13 January 2010

More havoc wrought by the bean counters

If 2009 was the year when all the contradictions of the visa (sorry, education) export industry bubbled to the surface, 2010 looks like being the year of inept attempts to [make it look like the government has a plan to] do something to fix it.

Reading this article in the Australian, I noticed the following piece of bean-counter-speak from a DIAC spokesperson: "migration policy is responsive to economic conditions and labour market needs". The thinking is reactive, short-term, spin-driven. The resulting policy "responses" have been predictably chaotic and, as we are gradually coming to realise, damaging to the country's image internationally. Some examples can be found in a petition being launched one by one migration agency.

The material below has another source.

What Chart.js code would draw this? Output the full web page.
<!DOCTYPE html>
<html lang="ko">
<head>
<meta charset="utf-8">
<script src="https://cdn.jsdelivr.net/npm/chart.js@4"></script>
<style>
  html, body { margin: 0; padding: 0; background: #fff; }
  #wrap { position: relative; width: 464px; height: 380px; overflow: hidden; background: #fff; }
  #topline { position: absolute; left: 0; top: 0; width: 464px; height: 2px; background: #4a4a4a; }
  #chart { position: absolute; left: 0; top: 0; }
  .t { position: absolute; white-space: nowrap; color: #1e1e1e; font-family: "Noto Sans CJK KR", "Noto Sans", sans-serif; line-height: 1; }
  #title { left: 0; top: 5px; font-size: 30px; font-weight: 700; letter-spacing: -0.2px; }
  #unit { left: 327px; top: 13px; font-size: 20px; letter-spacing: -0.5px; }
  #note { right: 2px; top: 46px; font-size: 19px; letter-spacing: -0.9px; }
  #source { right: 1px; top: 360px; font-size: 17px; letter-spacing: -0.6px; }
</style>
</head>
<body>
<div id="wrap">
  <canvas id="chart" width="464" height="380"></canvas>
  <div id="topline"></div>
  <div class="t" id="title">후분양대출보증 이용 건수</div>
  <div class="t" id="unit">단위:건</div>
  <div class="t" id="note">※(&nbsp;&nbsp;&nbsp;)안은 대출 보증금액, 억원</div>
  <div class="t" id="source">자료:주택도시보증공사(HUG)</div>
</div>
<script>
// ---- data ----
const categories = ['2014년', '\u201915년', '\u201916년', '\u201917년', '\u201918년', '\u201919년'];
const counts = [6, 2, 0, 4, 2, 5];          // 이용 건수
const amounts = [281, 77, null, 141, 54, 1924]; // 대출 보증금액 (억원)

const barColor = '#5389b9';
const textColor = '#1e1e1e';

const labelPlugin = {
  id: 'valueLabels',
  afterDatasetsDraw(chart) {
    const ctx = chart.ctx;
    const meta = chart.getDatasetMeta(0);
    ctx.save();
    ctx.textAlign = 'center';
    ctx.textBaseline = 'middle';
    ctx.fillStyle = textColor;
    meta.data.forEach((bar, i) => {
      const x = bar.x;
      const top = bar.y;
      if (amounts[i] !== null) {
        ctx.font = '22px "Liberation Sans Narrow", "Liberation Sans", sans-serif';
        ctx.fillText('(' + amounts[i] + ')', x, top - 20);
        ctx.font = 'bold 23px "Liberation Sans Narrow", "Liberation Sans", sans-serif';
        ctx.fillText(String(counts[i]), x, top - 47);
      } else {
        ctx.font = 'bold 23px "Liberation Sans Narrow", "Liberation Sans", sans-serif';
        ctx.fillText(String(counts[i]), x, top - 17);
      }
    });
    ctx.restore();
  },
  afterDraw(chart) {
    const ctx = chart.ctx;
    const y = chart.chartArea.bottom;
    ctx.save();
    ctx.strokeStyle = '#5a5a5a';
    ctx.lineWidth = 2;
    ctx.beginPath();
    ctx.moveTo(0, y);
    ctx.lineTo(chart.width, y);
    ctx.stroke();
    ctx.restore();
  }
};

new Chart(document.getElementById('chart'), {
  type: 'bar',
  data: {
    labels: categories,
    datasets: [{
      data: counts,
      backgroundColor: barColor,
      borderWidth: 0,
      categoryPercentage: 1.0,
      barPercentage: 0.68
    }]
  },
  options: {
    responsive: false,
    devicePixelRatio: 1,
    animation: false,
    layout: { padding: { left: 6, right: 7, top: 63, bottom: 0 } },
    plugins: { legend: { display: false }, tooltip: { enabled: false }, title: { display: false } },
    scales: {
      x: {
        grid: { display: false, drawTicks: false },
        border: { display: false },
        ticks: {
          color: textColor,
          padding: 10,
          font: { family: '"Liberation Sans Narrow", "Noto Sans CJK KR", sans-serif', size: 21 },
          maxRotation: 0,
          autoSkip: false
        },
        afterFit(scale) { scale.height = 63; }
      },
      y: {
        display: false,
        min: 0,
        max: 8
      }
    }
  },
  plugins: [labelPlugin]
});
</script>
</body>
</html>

I don't want to enter into the debate on whether the brutal murder of Mr Garg and the other attacks on Indian students were motivated by racism or opportunism, though I don't see why the two would be mutually exclusive. I have suggested in the past, however, that there is more to the anger and frustration being shown by overseas students in their response to these events. We are constantly reminded of the $15 billion or so that the industry is worth to the Australian economy, to the point where if I were an overseas student I would be thinking that Australia only sees me as a cash cow, not a person. This is where the responses of the government to the attacks and the way they have implemented the recent policy changes come together.

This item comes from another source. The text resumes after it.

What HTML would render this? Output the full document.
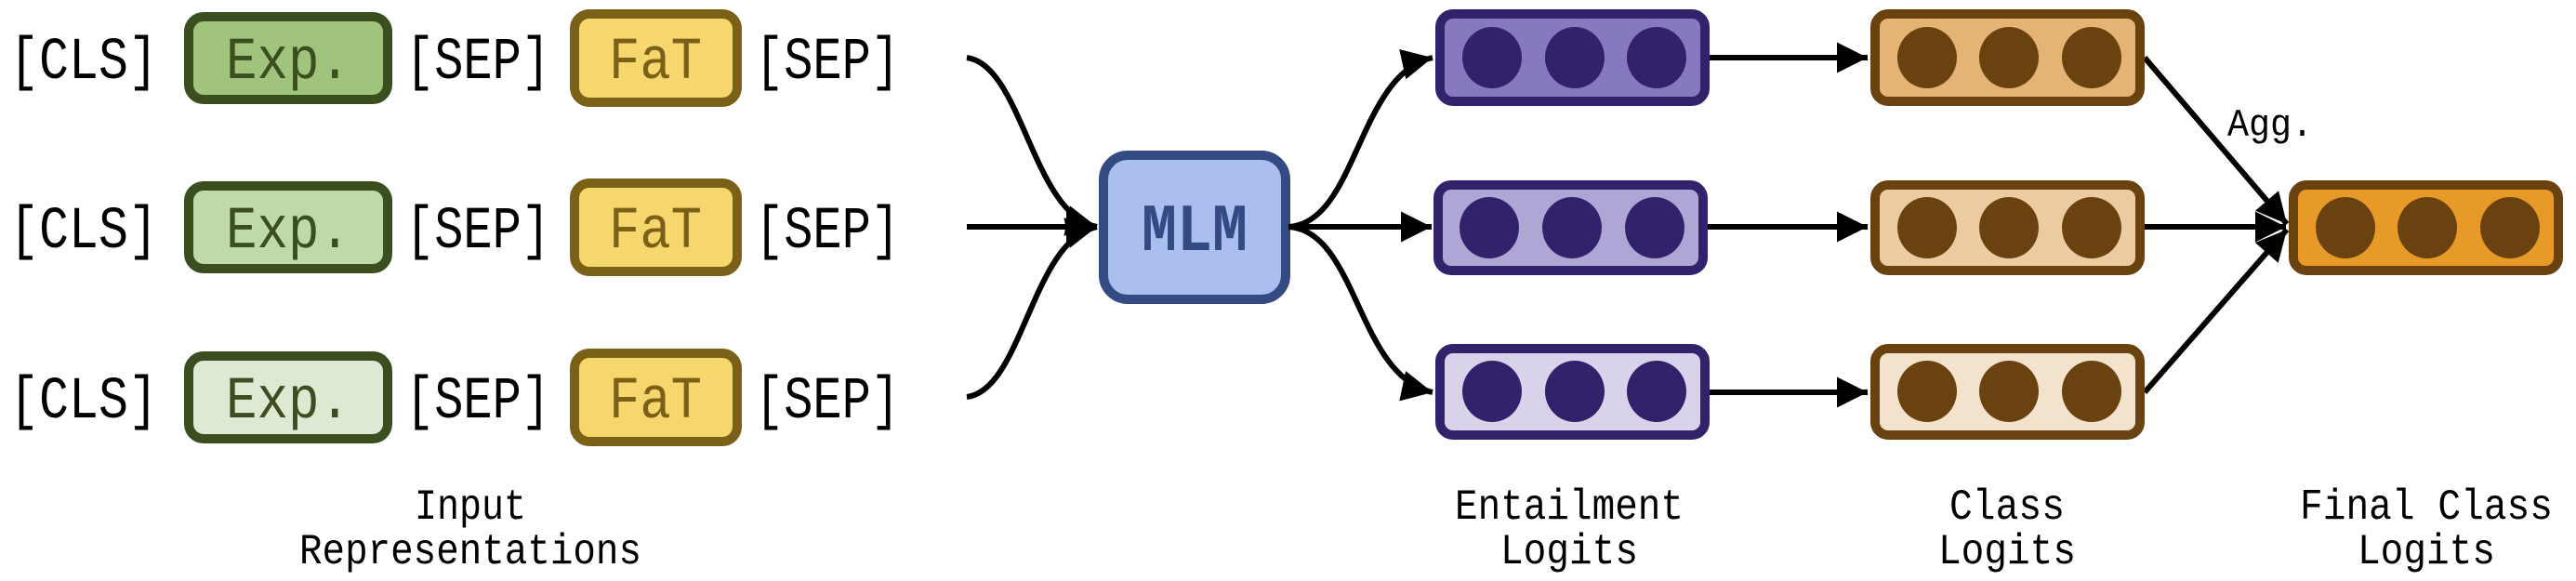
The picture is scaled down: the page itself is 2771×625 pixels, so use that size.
<!DOCTYPE html>
<html><head><meta charset="utf-8"><style>
html,body{margin:0;padding:0;background:#fff;}
svg{display:block;}
text{font-family:"Liberation Mono","DejaVu Sans Mono",monospace;}
</style></head><body>
<svg width="2771" height="625" viewBox="0 0 2771 625" xmlns="http://www.w3.org/2000/svg">
<defs>
<marker id="ah" viewBox="0 0 10 10" refX="10" refY="5" markerWidth="6" markerHeight="5.5" markerUnits="strokeWidth" orient="auto">
<path d="M0,0 L10,5 L0,10 z" fill="#000"/></marker>
</defs>
<g font-size="64" fill="#000">
<g>
<text x="10" y="84" textLength="160" lengthAdjust="spacingAndGlyphs">[CLS]</text>
<rect x="203" y="18" width="214" height="89" rx="16" fill="#a0c47c" stroke="#3a4e1f" stroke-width="10"/>
<text x="310" y="84" text-anchor="middle" fill="#3a4e1f" textLength="134" lengthAdjust="spacingAndGlyphs">Exp.</text>
<text x="436" y="84" textLength="156" lengthAdjust="spacingAndGlyphs">[SEP]</text>
<rect x="618" y="15" width="175" height="95" rx="16" fill="#f5d76e" stroke="#7a6117" stroke-width="10"/>
<text x="705" y="84" text-anchor="middle" fill="#7a6117" textLength="100" lengthAdjust="spacingAndGlyphs">FaT</text>
<text x="812" y="84" textLength="156" lengthAdjust="spacingAndGlyphs">[SEP]</text>
</g>
<g>
<text x="10" y="266" textLength="160" lengthAdjust="spacingAndGlyphs">[CLS]</text>
<rect x="203" y="200" width="214" height="89" rx="16" fill="#bfd9a8" stroke="#3a4e1f" stroke-width="10"/>
<text x="310" y="266" text-anchor="middle" fill="#3a4e1f" textLength="134" lengthAdjust="spacingAndGlyphs">Exp.</text>
<text x="436" y="266" textLength="156" lengthAdjust="spacingAndGlyphs">[SEP]</text>
<rect x="618" y="197" width="175" height="95" rx="16" fill="#f5d76e" stroke="#7a6117" stroke-width="10"/>
<text x="705" y="266" text-anchor="middle" fill="#7a6117" textLength="100" lengthAdjust="spacingAndGlyphs">FaT</text>
<text x="812" y="266" textLength="156" lengthAdjust="spacingAndGlyphs">[SEP]</text>
</g>
<g>
<text x="10" y="449" textLength="160" lengthAdjust="spacingAndGlyphs">[CLS]</text>
<rect x="203" y="383" width="214" height="89" rx="16" fill="#dde9d3" stroke="#3a4e1f" stroke-width="10"/>
<text x="310" y="449" text-anchor="middle" fill="#3a4e1f" textLength="134" lengthAdjust="spacingAndGlyphs">Exp.</text>
<text x="436" y="449" textLength="156" lengthAdjust="spacingAndGlyphs">[SEP]</text>
<rect x="618" y="380" width="175" height="95" rx="16" fill="#f5d76e" stroke="#7a6117" stroke-width="10"/>
<text x="705" y="449" text-anchor="middle" fill="#7a6117" textLength="100" lengthAdjust="spacingAndGlyphs">FaT</text>
<text x="812" y="449" textLength="156" lengthAdjust="spacingAndGlyphs">[SEP]</text>
</g>
</g>

<g fill="none" stroke="#000" stroke-width="6">
<path d="M1040,62 C1100,70 1110,230 1180,244" marker-end="url(#ah)"/>
<path d="M1040,244 L1180,244" marker-end="url(#ah)"/>
<path d="M1040,427 C1100,420 1110,258 1180,244" marker-end="url(#ah)"/>
</g>

<rect x="1187" y="167" width="196" height="155" rx="26" fill="#aabff0" stroke="#334a82" stroke-width="10"/>
<text x="1285" y="269" text-anchor="middle" font-size="72" font-weight="bold" fill="#334a82" textLength="114" lengthAdjust="spacingAndGlyphs">MLM</text>

<g fill="none" stroke="#000" stroke-width="6">
<path d="M1386,244 C1460,240 1460,80 1541,62" marker-end="url(#ah)"/>
<path d="M1386,244 L1540,244" marker-end="url(#ah)"/>
<path d="M1386,244 C1460,248 1460,405 1541,422" marker-end="url(#ah)"/>
<path d="M1839,62 L2009,62" marker-end="url(#ah)"/>
<path d="M1837,244 L2009,244" marker-end="url(#ah)"/>
<path d="M1839,422 L2009,422" marker-end="url(#ah)"/>
<path d="M2307,62 L2460,241" marker-end="url(#ah)"/>
<path d="M2307,244 L2459,244" marker-end="url(#ah)"/>
<path d="M2307,422 L2460,247" marker-end="url(#ah)"/>
</g>

<g stroke="#32226b" stroke-width="10">
<rect x="1549" y="15" width="285" height="94" rx="14" fill="#8779be"/>
<rect x="1547" y="199" width="285" height="92" rx="14" fill="#aea6d4"/>
<rect x="1549" y="375" width="285" height="93" rx="14" fill="#d8d3ea"/>
</g>
<g fill="#32226b">
<ellipse cx="1605" cy="62" rx="32" ry="33"/><ellipse cx="1694" cy="62" rx="32" ry="33"/><ellipse cx="1782" cy="62" rx="32" ry="33"/>
<ellipse cx="1602" cy="245" rx="32" ry="33"/><ellipse cx="1691" cy="245" rx="32" ry="33"/><ellipse cx="1780" cy="245" rx="32" ry="33"/>
<ellipse cx="1605" cy="421" rx="32" ry="33"/><ellipse cx="1694" cy="421" rx="32" ry="33"/><ellipse cx="1782" cy="421" rx="32" ry="33"/>
</g>

<g stroke="#6a4210" stroke-width="10">
<rect x="2017" y="15" width="285" height="94" rx="14" fill="#e5b475"/>
<rect x="2017" y="199" width="285" height="92" rx="14" fill="#eccba0"/>
<rect x="2017" y="375" width="285" height="93" rx="14" fill="#f4e3cc"/>
<rect x="2467" y="199" width="285" height="92" rx="14" fill="#e79a28"/>
</g>
<g fill="#6a4210">
<ellipse cx="2073" cy="62" rx="32" ry="33"/><ellipse cx="2161" cy="62" rx="32" ry="33"/><ellipse cx="2250" cy="62" rx="32" ry="33"/>
<ellipse cx="2073" cy="245" rx="32" ry="33"/><ellipse cx="2161" cy="245" rx="32" ry="33"/><ellipse cx="2250" cy="245" rx="32" ry="33"/>
<ellipse cx="2073" cy="421" rx="32" ry="33"/><ellipse cx="2161" cy="421" rx="32" ry="33"/><ellipse cx="2250" cy="421" rx="32" ry="33"/>
<ellipse cx="2523" cy="245" rx="32" ry="33"/><ellipse cx="2611" cy="245" rx="32" ry="33"/><ellipse cx="2700" cy="245" rx="32" ry="33"/>
</g>

<text x="2396" y="146" font-size="42" fill="#000" textLength="92" lengthAdjust="spacingAndGlyphs">Agg.</text>

<g font-size="46" fill="#000" text-anchor="middle">
<text x="506" y="558" textLength="120" lengthAdjust="spacingAndGlyphs">Input</text>
<text x="506" y="606" textLength="368" lengthAdjust="spacingAndGlyphs">Representations</text>
<text x="1688" y="558" textLength="246" lengthAdjust="spacingAndGlyphs">Entailment</text>
<text x="1688" y="606" textLength="148" lengthAdjust="spacingAndGlyphs">Logits</text>
<text x="2159" y="558" textLength="124" lengthAdjust="spacingAndGlyphs">Class</text>
<text x="2159" y="606" textLength="148" lengthAdjust="spacingAndGlyphs">Logits</text>
<text x="2610" y="558" textLength="272" lengthAdjust="spacingAndGlyphs">Final Class</text>
<text x="2610" y="606" textLength="148" lengthAdjust="spacingAndGlyphs">Logits</text>
</g>
</svg>
</body></html>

In both cases, there is a distinct lack of empathy -- if not a blaming of the victims then at least an attitude that they have no right to expect anything better. The murder rate is higher in India, one commentator points out, and the Immigration Minister's attitude to the complaints of people disadvantaged by policy changes has been commented on previously in this blog. "Beggars can't be choosers", a former PM once said about asylum seekers. A similar philosophy underlies the disingenuous claims of the present government that they have never fostered expectations of a "pathway" from student visas to permanent residence. In the recently-stated view of the Senate Education, Employment Workplace Relations Committee, it is all the fault of "some education agents and advisers" that such a perception should exist at all. Before the same Committee, DIAC referred to its Visa Wizard website as a source of information for prospective visa applicants. Try it: tell it that you are interested in a student visa and your intention is to remain in Australia permanently, and you will get a whole list of ways to go about it.

When it comes to the reason for the anger over both the attacks and the policy changes, Senator Evans, Julia Gilliard and the government as a whole just don't get it.